(After stating the foregoing facts.) The original motion for a new trial contains the usual general grounds. The first ground of the amendment to the motion consists merely of a complaint that the verdict is contrary to the evidence, though it sets out in some detail the grounds upon which this contention is based.
1. In the second special ground of the motion error is assigned upon the following charge of the court to the jury: “These are the pleas of the defendant in the case.” This is criticised upon the ground that it is prejudicial to the defendant, and limits the defense set up, etc. Manifestly such an exception is without merit. The portion of the charge excepted to states no proposition of law, and is without meaning, disconnected as it is from the other portions of the charge referred to.
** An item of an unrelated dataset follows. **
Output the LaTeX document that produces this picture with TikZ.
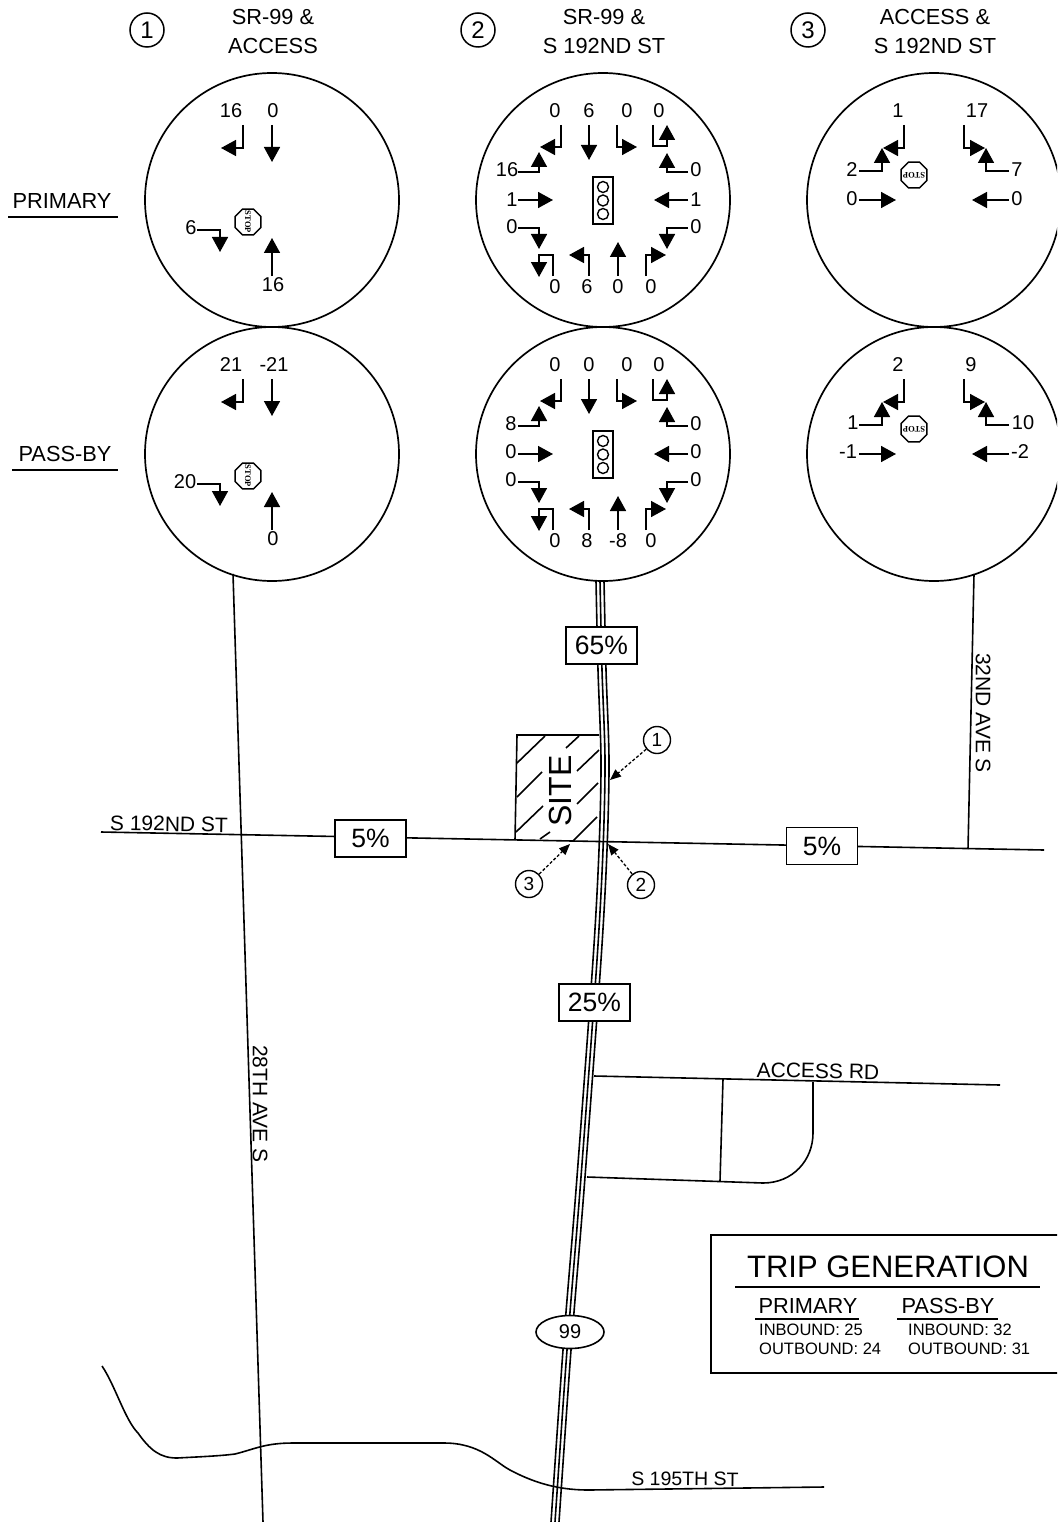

And the next ground, complaining of the charge that “If he does not, it would be good, and the plaintiff would be entitled to recover,” is without merit for the same reason.
Again, error is assigned upon the following charge: “If there would be any litigation over the estate, that would mean and could only mean litigation against the estate of J. L. Fincher by which the value of the estate was reduced so as to reduce the interest or distributive share of Mrs. Wilson, etc.” The “etc.” represents the balance of a sentence which it was necessary to have stated in order to fairly state the complete proposition of law as it was actually submitted by the court in his instructions; and consequently this assignment of error raises no question for determination.
2. The remaining excerpt from the charge criticised is not entirely accurate; but the verdict will not be set aside on that ground, in view of the evidence in the case.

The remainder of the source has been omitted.